The interesting part is this one:
while (t < end) {
if (NIL_P(*t)) t++;
else *p++ = *t++;
}
Line by line
As I explained above, an array is just a set of variables stored one after the other in our program's memory, so we can get a pointer to the first variable, and then just increase it by 1 every time to get to the next one (t++
increases t
by 1)
What we have here is a loop that goes from the beginning of the array, with our current position in the t
variable (a pointer to the array), and we iterate over every element until we reach the end
of the array (the address of the beginning of the array + the length of the array)

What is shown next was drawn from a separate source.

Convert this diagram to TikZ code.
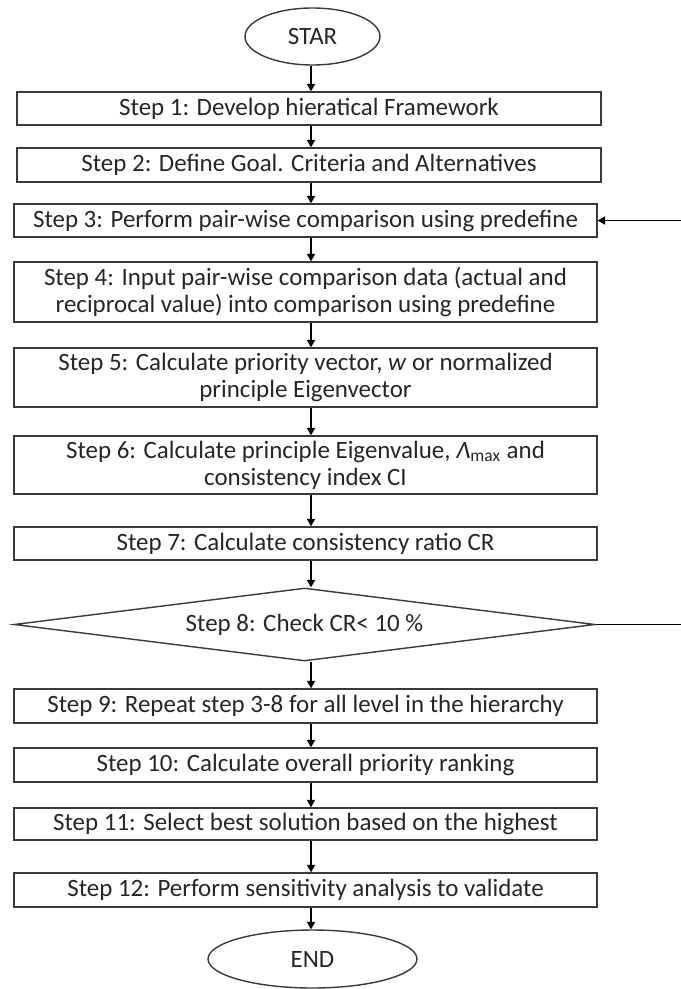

Every time, we check whether the current value is nil
(using the NIL_P
macro defined in include/ruby/ruby.h line 482)
If it is nil
we just increase the pointer, advancing one spot in our array.
If it's not nil
we put the current value from the original t
(remember, the *
dereferences the pointer) into another array we keep stored in the pointer p
, and then advance the pointer one spot.
Bottom line
In a nutshell, it's the same as doing a.reject { |v| v.nil? }
but more memory aware and efficient.
Just to show the difference in efficiency I benchmarked both ways against an array of 20,000,000 elements with alternating integers and nil
s.
As you can see, array's compact
method using C null pointer elimination is 6.6 times faster than the reject
method!
I hope you enjoyed learning a bit about ruby's internal mechanisms!
* This is the activesupport implementation of Hash compact
, if you'd like to see the C implementation you can go to ruby/hash.c line 4110, but it's pretty similar!